Picture credit: NASA/JPL/Space Science Institute
Saturn's largest moon, Titan, is blanketed by haze far worse than any smog belched out in Los Angeles or Beijing.
However, the dirty orange ball of a moon is the only one in our Solar System with an atmosphere worthy of a planet – a haze made of tiny droplets of hydrocarbons mixed with more noxious chemicals, complete with lightning and drizzle.
Now, thin, wispy clouds of ice particles, similar to Earth's high-altitude cirrus clouds, have been reported in observations made using the composite infrared spectrometer on NASA's Cassini spacecraft.
Unlike Titan's brownish haze, the ice clouds look like freshly fallen snow. Their existence is the latest clue to the workings of Titan's intriguing atmosphere.
It's a one-way 'cycle' that delivers hydrocarbons and other organic compounds to the ground as precipitation. Those compounds don't evaporate to replenish the atmosphere, but somehow the supply has not run out yet.
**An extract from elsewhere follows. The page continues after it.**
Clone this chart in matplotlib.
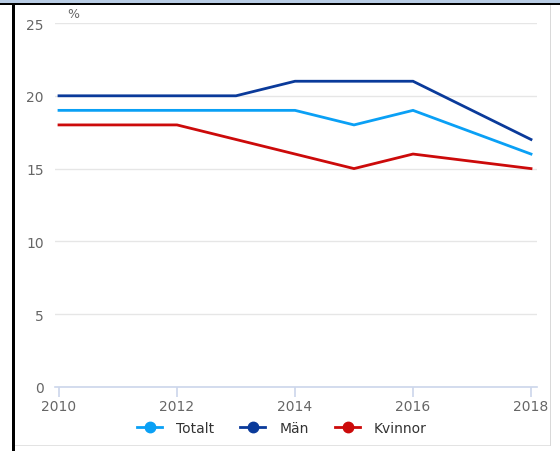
import matplotlib
matplotlib.use("Agg")
import matplotlib.pyplot as plt
from matplotlib.lines import Line2D
from matplotlib.patches import Rectangle

# data
years = [2010, 2011, 2012, 2013, 2014, 2015, 2016, 2018]
totalt = [19, 19, 19, 19, 19, 18, 19, 16]
man = [20, 20, 20, 20, 21, 21, 21, 17]
kvinnor = [18, 18, 18, 17, 16, 15, 16, 15]
series_names = ["Totalt", "Män", "Kvinnor"]
series_colors = ["#0aa0f5", "#0a3a9a", "#cc0a0a"]
x_ticks = [2010, 2012, 2014, 2016, 2018]
y_ticks = [0, 5, 10, 15, 20, 25]

W, H = 560, 452


def fx(px):
    return px / W


def fy(py):
    return (H - py) / H


fig = plt.figure(figsize=(5.6, 4.52), dpi=100)
fig.patch.set_facecolor("white")

# frame decoration around the screenshot
fig.add_artist(Rectangle((0, fy(4)), 1, 4 / H, transform=fig.transFigure,
                         color="#b8cce4", lw=0))
fig.add_artist(Rectangle((0, fy(6)), 1, 2 / H, transform=fig.transFigure,
                         color="black", lw=0))
fig.add_artist(Rectangle((fx(12), 0), 3 / W, fy(6), transform=fig.transFigure,
                         color="black", lw=0))
fig.add_artist(Rectangle((fx(549.5), fy(447)), 1.2 / W, (441) / H,
                         transform=fig.transFigure, color="#d9d9d9", lw=0))
fig.add_artist(Rectangle((fx(15), fy(447)), (535) / W, 1.2 / H,
                         transform=fig.transFigure, color="#e3e3e3", lw=0))

ax = fig.add_axes([fx(55), fy(388), fx(537) - fx(55), fy(24) - fy(388)])
for y, name, c in zip([totalt, man, kvinnor], series_names, series_colors):
    ax.plot(years, y, color=c, lw=2, label=name, solid_joinstyle="miter")

ax.set_xlim(2010 - 4 / 59, 2018 + 6 / 59)
ax.set_ylim(0, 25)
ax.set_xticks(x_ticks)
ax.set_yticks(y_ticks)
ax.grid(axis="y", color="#e6e6e6", lw=1)
ax.set_axisbelow(True)
for s in ["top", "right", "left"]:
    ax.spines[s].set_visible(False)
ax.spines["bottom"].set_color("#ccd6eb")
ax.spines["bottom"].set_linewidth(1.2)
ax.tick_params(axis="x", length=7, width=1.2, color="#ccd6eb",
               labelcolor="#666666", labelsize=10, pad=2)
ax.tick_params(axis="y", length=0, labelcolor="#666666", labelsize=10, pad=8)

fig.text(fx(73), fy(14), "%", color="#666666", fontsize=9,
         ha="center", va="center")

handles = [Line2D([], [], color=c, lw=2, marker="o", markersize=7.5)
           for c in series_colors]
fig.legend(handles, series_names, loc="center", ncol=3,
           bbox_to_anchor=(fx(282), fy(429)), frameon=False,
           fontsize=10, labelcolor="#333333", handlelength=1.8,
           handletextpad=1.0, columnspacing=1.9)

fig.savefig("out.png", dpi=100)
"This is the first time we have been able to get details about these clouds," says Robert Samuelson, one of the scientists at NASA's Goddard Space Flight Center who made the findings.
"Previously, we had a lot of information about the gases in Titan's atmosphere but not much about [high-altitude] clouds."
Cassini has also imaged big, puffy, cumulonimbus-type clouds (pictured left) made of methane or ethane-hydrocarbons, found in a lower part of Titan's atmosphere.
But these latest clouds are much thinner and located higher in the atmosphere.
"They are very tenuous and very easy to miss," says Carrie Anderson, the lead scientist behind the findings. "The only earlier hints that they existed were faint glimpses that NASA's Voyager 1 spacecraft caught as it flew by Titan in 1980."
Anderson and Samuelson's findings were published in the journal Icarus.